La présente affaire offre une illustration intéressante des limites à l’encadrement de l’installation des meublés de tourisme pouvant être posées par les agglomérations en vue de lutter contre l’aggravation du déficit de l’offre de logement sur leur territoire causé par le phénomène « Airbnb ».
En l’espèce, la communauté d’agglomération du Pays Basque, se fondant sur les dispositions de l’article L. 631-7 du Code de la construction et de l’habitation, a souhaité renforcé la réglementation de l’usage des locaux d’habitation au sein de ses 22 communes membres afin de mieux maîtriser le volume de meublés de tourisme présents sur son territoire.
A cet effet, par délibération de son conseil communautaire en date du 5 mars 2022, la communauté d’agglomération a approuvé un nouveau règlement encadrant l’usage des locaux d’habitation prévoyant notamment en son article 3 de conditionner la délivrance de l’autorisation préalable de changement d’usage de locaux d’habitation en meublés de tourisme au principe de la compensation en nature, lequel consiste en la transformation concomitante en habitation de locaux (i) ayant un autre usage depuis au moins cinq (ii) situés dans le quartier ou la commune concernée et (iii) proposant une surface de plancher au moins équivalente, (iv) à l’exclusion des locaux commerciaux situés au rez-de-chaussée.
Plusieurs sociétés et une association ont alors demandé au Tribunal administratif de Pau, statuant en référé, de suspendre ledit règlement compte tenu des doutes sérieux quant à sa légalité ressortant notamment du caractère disproportionné des mesures de compensation imposées par rapport à l’objectif poursuivi et à l’atteinte conséquente portée au droit de propriété.
Par une ordonnance du 3 juin 2022, les juges des référés ont fait droit à cette demande en suspendant l’exécution de la délibération litigieuse jusqu’à ce qu’il soit statué au fond sur sa légalité.

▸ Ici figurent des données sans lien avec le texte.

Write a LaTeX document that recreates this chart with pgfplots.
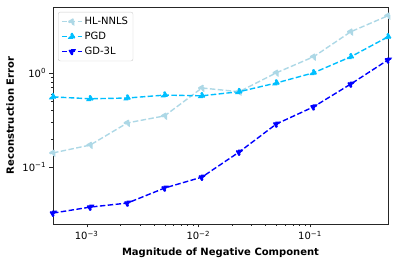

A titre principal, le Tribunal administratif reproche à la communauté d’agglomération d’avoir assorti les autorisations de changement d’usage des locaux d’habitation en meublés de tourisme de mesures de compensation trop restrictives, portant ainsi une atteinte disproportionnée au droit de propriété. En effet, en l’espèce, la rareté, voire l’inexistence des locaux éligibles à la compensation dans certaines communes de l’agglomération – résultant en partie du fait que le règlement a écarté la possibilité de transformer les locaux commerciaux situés en rez-de-chaussée au titre de la compensation – rendaient de fait l’obligation de compensation en nature très difficilement accessible aux propriétaires. Partant, les dispositions du règlement méconnaissent le principe de proportionnalité tel qu’interprété par la CJUE dans son arrêt du 22 septembre 2020, étant précisé que si la communauté d’agglomération a fait valoir à l’instance la possibilité de mettre en œuvre cette obligation de compensation par des cessions de commercialité, cette option ne figure pas dans le règlement approuvé et n’est donc pas opposable.
Par ailleurs, les juges de référés estiment que l’application de la nouvelle réglementation dans un délai court – dès le 1er juin – et sans mesure transitoire méconnait le principe de sécurité juridique vis-à-vis des personnes morales exerçant l’activité de location de meublés de tourisme à titre professionnel, lesquels n’étaient pas soumis jusqu’à la date d’approbation du règlement à un quelconque régime d’autorisation.